** Requirements **
Begin with the first line of the material and copy each line word for word through the line that contains "Serif, Times New"; the pictures are left out.

___

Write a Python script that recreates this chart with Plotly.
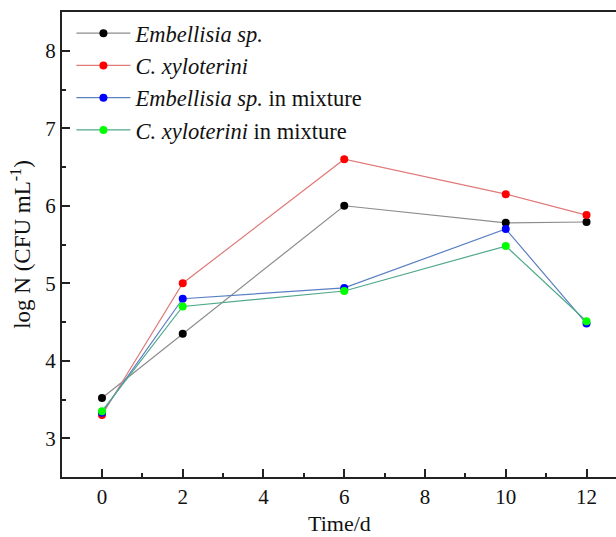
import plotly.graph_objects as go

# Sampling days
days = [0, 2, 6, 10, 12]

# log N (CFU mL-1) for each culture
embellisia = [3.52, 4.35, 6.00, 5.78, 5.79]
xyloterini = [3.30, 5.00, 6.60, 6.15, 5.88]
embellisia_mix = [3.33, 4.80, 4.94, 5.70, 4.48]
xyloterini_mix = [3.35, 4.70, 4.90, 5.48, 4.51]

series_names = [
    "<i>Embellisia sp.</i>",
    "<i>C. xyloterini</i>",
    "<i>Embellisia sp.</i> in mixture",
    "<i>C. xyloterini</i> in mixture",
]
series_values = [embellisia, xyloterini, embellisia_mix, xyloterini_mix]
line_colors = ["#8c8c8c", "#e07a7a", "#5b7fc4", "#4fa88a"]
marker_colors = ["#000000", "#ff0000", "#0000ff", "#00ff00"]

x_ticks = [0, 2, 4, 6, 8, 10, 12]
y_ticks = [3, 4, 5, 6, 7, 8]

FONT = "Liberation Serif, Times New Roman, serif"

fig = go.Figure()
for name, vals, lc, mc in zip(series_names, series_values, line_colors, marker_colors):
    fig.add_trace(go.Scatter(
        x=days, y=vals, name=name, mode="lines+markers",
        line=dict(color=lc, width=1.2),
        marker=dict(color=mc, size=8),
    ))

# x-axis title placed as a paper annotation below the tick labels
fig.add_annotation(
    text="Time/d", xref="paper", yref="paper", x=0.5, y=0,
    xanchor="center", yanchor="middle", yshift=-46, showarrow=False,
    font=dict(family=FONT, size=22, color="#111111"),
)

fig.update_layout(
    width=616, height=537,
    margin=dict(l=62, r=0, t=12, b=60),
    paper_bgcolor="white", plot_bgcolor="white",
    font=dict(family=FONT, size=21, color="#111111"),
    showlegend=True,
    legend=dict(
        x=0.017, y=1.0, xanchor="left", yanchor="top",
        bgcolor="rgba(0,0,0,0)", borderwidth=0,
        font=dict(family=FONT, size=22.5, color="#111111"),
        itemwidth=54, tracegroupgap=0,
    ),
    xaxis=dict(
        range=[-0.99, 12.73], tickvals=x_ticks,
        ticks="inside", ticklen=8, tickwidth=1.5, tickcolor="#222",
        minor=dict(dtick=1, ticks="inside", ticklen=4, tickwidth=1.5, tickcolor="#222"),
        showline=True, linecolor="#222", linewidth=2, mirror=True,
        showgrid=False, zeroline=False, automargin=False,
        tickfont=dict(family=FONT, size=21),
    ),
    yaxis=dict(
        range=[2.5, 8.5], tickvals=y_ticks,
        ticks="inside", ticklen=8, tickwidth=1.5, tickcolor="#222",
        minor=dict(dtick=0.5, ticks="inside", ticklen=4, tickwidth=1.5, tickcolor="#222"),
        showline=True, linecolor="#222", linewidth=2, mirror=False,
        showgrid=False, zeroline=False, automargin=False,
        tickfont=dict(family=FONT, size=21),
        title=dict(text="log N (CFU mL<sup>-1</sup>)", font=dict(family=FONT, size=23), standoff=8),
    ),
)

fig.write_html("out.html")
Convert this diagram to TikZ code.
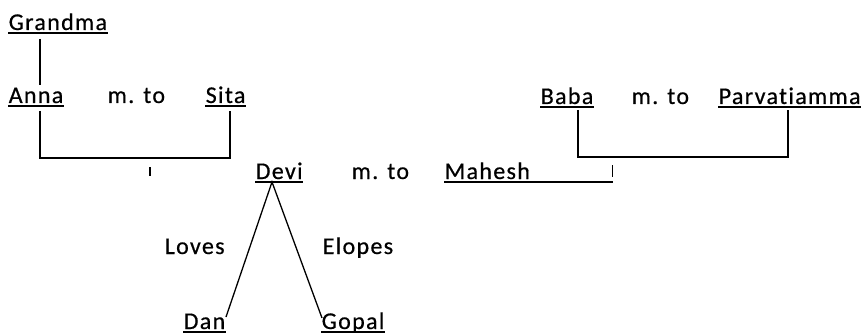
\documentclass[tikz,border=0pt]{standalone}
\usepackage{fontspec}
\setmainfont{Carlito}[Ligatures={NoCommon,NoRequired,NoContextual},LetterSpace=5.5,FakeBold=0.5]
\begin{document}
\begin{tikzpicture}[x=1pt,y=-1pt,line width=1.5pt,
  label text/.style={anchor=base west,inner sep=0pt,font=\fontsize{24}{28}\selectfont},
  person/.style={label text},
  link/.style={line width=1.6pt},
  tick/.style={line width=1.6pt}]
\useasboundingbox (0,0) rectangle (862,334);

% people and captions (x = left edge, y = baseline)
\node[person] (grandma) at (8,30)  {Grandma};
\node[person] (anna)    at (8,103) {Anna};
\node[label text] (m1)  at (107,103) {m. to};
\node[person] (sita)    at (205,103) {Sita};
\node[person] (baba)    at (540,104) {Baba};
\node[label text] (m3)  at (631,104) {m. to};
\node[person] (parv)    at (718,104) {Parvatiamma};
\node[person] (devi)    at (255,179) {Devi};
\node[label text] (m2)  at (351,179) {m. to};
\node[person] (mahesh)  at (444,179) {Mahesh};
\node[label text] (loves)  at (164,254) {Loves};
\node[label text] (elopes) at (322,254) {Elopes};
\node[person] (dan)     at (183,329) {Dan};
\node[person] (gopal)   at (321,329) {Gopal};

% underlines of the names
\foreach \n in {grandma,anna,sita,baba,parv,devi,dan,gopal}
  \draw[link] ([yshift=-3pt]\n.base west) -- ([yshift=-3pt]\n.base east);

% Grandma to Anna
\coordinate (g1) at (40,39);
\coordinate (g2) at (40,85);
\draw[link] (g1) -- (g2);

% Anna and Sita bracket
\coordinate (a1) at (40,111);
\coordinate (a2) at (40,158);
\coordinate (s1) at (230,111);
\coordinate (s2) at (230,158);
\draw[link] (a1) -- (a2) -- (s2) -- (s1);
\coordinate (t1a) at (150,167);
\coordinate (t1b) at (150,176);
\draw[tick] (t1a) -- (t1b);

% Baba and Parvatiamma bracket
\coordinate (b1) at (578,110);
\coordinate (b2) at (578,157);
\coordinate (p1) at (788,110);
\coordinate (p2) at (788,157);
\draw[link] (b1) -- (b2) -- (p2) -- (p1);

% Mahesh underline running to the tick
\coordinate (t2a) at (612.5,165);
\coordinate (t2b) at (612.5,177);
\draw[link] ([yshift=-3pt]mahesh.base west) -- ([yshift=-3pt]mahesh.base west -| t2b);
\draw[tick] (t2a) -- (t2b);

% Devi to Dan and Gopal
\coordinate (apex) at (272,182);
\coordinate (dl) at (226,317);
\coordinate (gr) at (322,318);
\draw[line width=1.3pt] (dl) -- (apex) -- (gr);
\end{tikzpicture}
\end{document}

___

** Finished answer **
Write a Python script that recreates this chart with Plotly.
import plotly.graph_objects as go

# Sampling days
days = [0, 2, 6, 10, 12]

# log N (CFU mL-1) for each culture
embellisia = [3.52, 4.35, 6.00, 5.78, 5.79]
xyloterini = [3.30, 5.00, 6.60, 6.15, 5.88]
embellisia_mix = [3.33, 4.80, 4.94, 5.70, 4.48]
xyloterini_mix = [3.35, 4.70, 4.90, 5.48, 4.51]

series_names = [
    "<i>Embellisia sp.</i>",
    "<i>C. xyloterini</i>",
    "<i>Embellisia sp.</i> in mixture",
    "<i>C. xyloterini</i> in mixture",
]
series_values = [embellisia, xyloterini, embellisia_mix, xyloterini_mix]
line_colors = ["#8c8c8c", "#e07a7a", "#5b7fc4", "#4fa88a"]
marker_colors = ["#000000", "#ff0000", "#0000ff", "#00ff00"]

x_ticks = [0, 2, 4, 6, 8, 10, 12]
y_ticks = [3, 4, 5, 6, 7, 8]

FONT = "Liberation Serif, Times New Roman, serif"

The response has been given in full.